Kesalahan ke dua juga dikuatkan oleh proses upgrading yang sering tidak tepat tujuan. alih-alih meningkatkan empat kompetensi guru sebagaimana amanat Undang-undang Guru dan Dosen No. 14 Tahun 2005 Pasal 10 tentang kompetensi guru dan pasal 32 tentang pembinaan dan pengembangan, maka yang terjadi adalah lebih banyak menguatkan kompetensi profesional yang lebih bersifat managerial kelas dan administratif. Kompetensi lain yang meliputi paedagogis, kepribadian dan sosial nyaris diabaikan. Pengembangan kompetensi tersebut hanya dilakukan dalam bentuk himbauan atau ceramah saja. Inilah kesalahan ke tiga dari pemerintah. Dari situasi ini nampak jelas, bahwa pemerintah belum sepenuhnya – kalau tak dibilang belum sama sekali – menyiapkan karakter guru berkualitas sebagaimana mestinya. Ujug-ujug sertifikasi dengan pendekatan penilaian portofolio. Character building belum terbentuk, kesalehan belum diwujudkan namun pemerintah sudah mengiming-iming para guru dengan tunjangan profesi pendidik sebesar satu kali gaji pokok sebagaimana tertera pada Peraturan Menteri No 18 Tahun 2007 Tentang Sertifikasi Bagi Guru pasal 6. Terjadilah kecurangan, kebohongan sekaligus pembodohan.

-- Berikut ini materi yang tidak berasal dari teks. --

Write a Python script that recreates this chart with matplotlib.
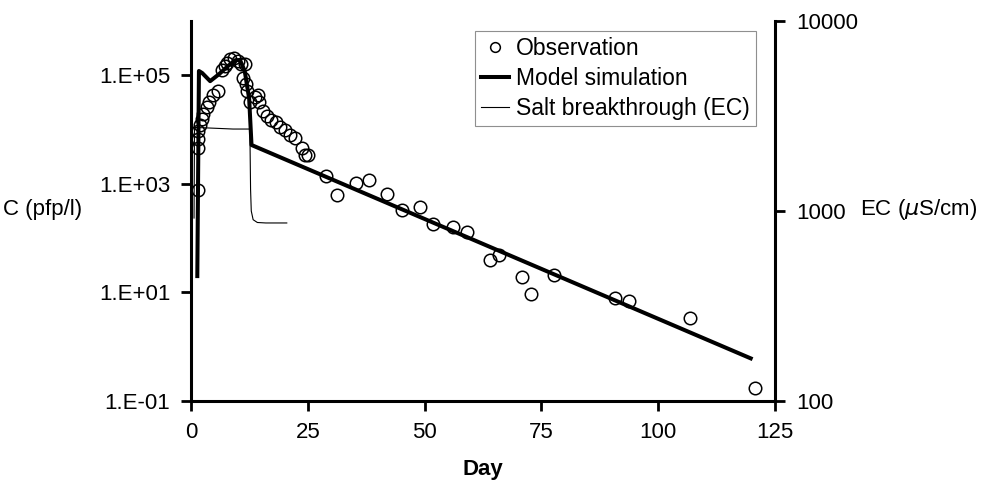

Menurut hemat kami, ini adalah bentuk lain terjadinya pelanggaran hak asasi manusia. Dengan beban kerja yang sudah cukup lama dan berat, para guru juga harus melalui serangkaian proses yang secara tidak sadar cukup menyakitkan bahkan cenderung melecehkan harkat dan martabatnya untuk memenuhi kebutuhan hidup atau “program kesejahteraan guru”. Mungkin saja perilaku di atas hanya terjadi pada daerah atau orang perorangan, namun faktanya hal tersebut telah terendus oleh intern kalangan guru dan khalayak luas. Menjadi maklum karenanya manakala terjadi “friksi” antar guru dan (menimbulkan) pandangan negatif bagi profesi guru.

Selayaknya pemerintah memperhatikan dan berhati-hati terhadap fakta-fakta efek negatif yang terjadi akibat kebijakan sertifikasi guru yang belum dipersiapkan secara matang tersebut. Sebagai manusia melakukan kesalahan adalah satu hal yang wajar, namun sebagai penguasa, melakukan kesalahan sekecil apapun adalah hal yang dzalim. Wallahu’alam.